Mopey, its true. maybe its not much about bills to pay and forms to fill in but more about my dad losing his temper with me, reprimanding me for not knowing how to do things, for not understanding things and for not having a little more patience with me. but on the other hand, i KNOW that if i do really need his help he is there. he may have no good manners, no sweet voice, he may not be patient or be good at teaching because he expects others to know what he already knows, but when i need him, practically at least, he is there. he may not be good with words, not good with expressing love or emotions but he shows me anytime i need it, that he is there with me and for me and i've learned to accept that as his way to show love. its almost making me crying now ;( but its the truth.
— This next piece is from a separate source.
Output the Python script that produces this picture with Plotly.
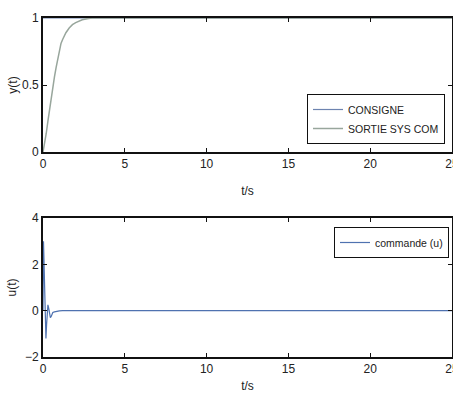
import plotly.graph_objects as go

# Step response of the closed loop (output vs. setpoint)
t_out = [0, 0.1, 0.2, 0.3, 0.4, 0.5, 0.6, 0.7, 0.8, 0.9, 1.0, 1.1, 1.2, 1.4, 1.6,
         1.8, 2.0, 2.2, 2.4, 2.7, 3.0, 25]
y_out = [0, 0.06, 0.14, 0.23, 0.32, 0.41, 0.49, 0.56, 0.63, 0.70, 0.76, 0.81, 0.84,
         0.89, 0.925, 0.95, 0.965, 0.978, 0.987, 0.995, 1.0, 1.0]
t_ref = [0, 25]
y_ref = [1, 1]

# Control signal u(t)
t_u = [0, 0.03, 0.06, 0.1, 0.14, 0.18, 0.22, 0.26, 0.3, 0.35, 0.4, 0.45, 0.5, 0.55,
       0.6, 0.7, 0.8, 0.9, 1.0, 1.2, 1.5, 2, 3, 4, 5, 6, 7, 8, 9, 10, 11, 12, 13,
       14, 15, 16, 17, 18, 19, 20, 21, 22, 23, 24, 25]
u = [0, 3.0, 2.2, 1.0, -0.4, -1.2, -0.6, 0.1, 0.25, 0.1, -0.15, -0.3, -0.25, -0.12,
     -0.08, -0.05, -0.03, -0.02, -0.01, 0.0, 0.0, 0.005, -0.005, 0.005, 0.0, 0.008,
     -0.006, 0.01, -0.01, 0.012, -0.008, 0.01, -0.012, 0.01, 0.012, -0.008, 0.01,
     -0.01, 0.012, 0.008, -0.008, 0.01, -0.008, 0.008, 0.0]

W, H = 453, 393
x_dom = [43 / W, 452 / W]
top_dom = [(H - 152) / H, (H - 18) / H]
bot_dom = [(H - 357) / H, (H - 218) / H]

font = dict(family="Liberation Sans Narrow, Liberation Sans, Arial", size=12, color="#222")
leg_font = dict(family=font["family"], size=10.5, color="#222")

fig = go.Figure()
fig.add_trace(go.Scatter(x=t_ref, y=y_ref, mode="lines", name="CONSIGNE",
                         line=dict(color="#6d84b0", width=1.2), xaxis="x", yaxis="y",
                         legend="legend"))
fig.add_trace(go.Scatter(x=t_out, y=y_out, mode="lines", name="SORTIE SYS COM",
                         line=dict(color="#98a69c", width=1.5), xaxis="x", yaxis="y",
                         legend="legend"))
fig.add_trace(go.Scatter(x=t_u, y=u, mode="lines", name="commande (u)",
                         line=dict(color="#4f72b0", width=1.2), xaxis="x2", yaxis="y2",
                         legend="legend2"))

axis_common = dict(showline=True, mirror="ticks", linecolor="#111", linewidth=1.6,
                   ticks="inside", ticklen=4, tickcolor="#111", showgrid=False,
                   zeroline=False, tickfont=font, automargin=False)

fig.update_layout(
    width=W, height=H,
    margin=dict(l=0, r=0, t=0, b=0, autoexpand=False),
    paper_bgcolor="white", plot_bgcolor="white",
    font=font,
    xaxis=dict(axis_common, domain=x_dom, range=[0, 25], anchor="y",
               tickvals=[0, 5, 10, 15, 20, 25], ticklabeloverflow="allow",
               title=dict(text="t/s", font=font, standoff=16)),
    yaxis=dict(axis_common, domain=top_dom, range=[0, 1], anchor="x",
               tickvals=[0, 0.5, 1], ticktext=["0", "0.5", "1"],
               title=dict(text="y(t)", font=font, standoff=2)),
    xaxis2=dict(axis_common, domain=x_dom, range=[0, 25], anchor="y2",
                tickvals=[0, 5, 10, 15, 20, 25], ticklabeloverflow="allow",
                title=dict(text="t/s", font=font, standoff=16)),
    yaxis2=dict(axis_common, domain=bot_dom, range=[-2, 4], anchor="x2",
                tickvals=[-2, 0, 2, 4],
                title=dict(text="u(t)", font=font, standoff=6)),
    legend=dict(x=445 / W, y=(H - 94) / H, xanchor="right", yanchor="top",
                bgcolor="white", bordercolor="#111", borderwidth=1,
                font=leg_font, tracegroupgap=0, itemwidth=30),
    legend2=dict(x=449 / W, y=(H - 227) / H, xanchor="right", yanchor="top",
                 bgcolor="white", bordercolor="#111", borderwidth=1,
                 font=leg_font, itemwidth=30),
    showlegend=True,
)

fig.write_html("out.html")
but yes, im so mad that life is so difficult, that bills arrive every 15 days and that i only seem to work to keep paying bills and little else (pizza with my friend is the only luxury i concede myself). so yes, f*k life and f*k the system too.
Mickey, i did contact my T, we exchanged a few texts she more than once checked on me if i was still there. i appreciated it of her and have prepared another letter to thank her again and quit, yes. thats my plan for now…. and yes, Mopey, the last 2-3 times we did touch heavy stuff like CSA and how it affected and is affecting my every single relationship with men so much that i do not think i can have one at all in my whole life. its not distorted perception, its the truth.
tonight i couldnt sleep half of the night because i was overloaded with thoughts about what i need to do. i wrote down some thing but on others i'll have to work on a little more. maybe i'll ask 2 hours of leave to do what im planning on to do. and i feel such a coward sh|t because of all the support you've given me here that i do not deserve but i truly dont think i can make it. not for long. we'll see in the next days.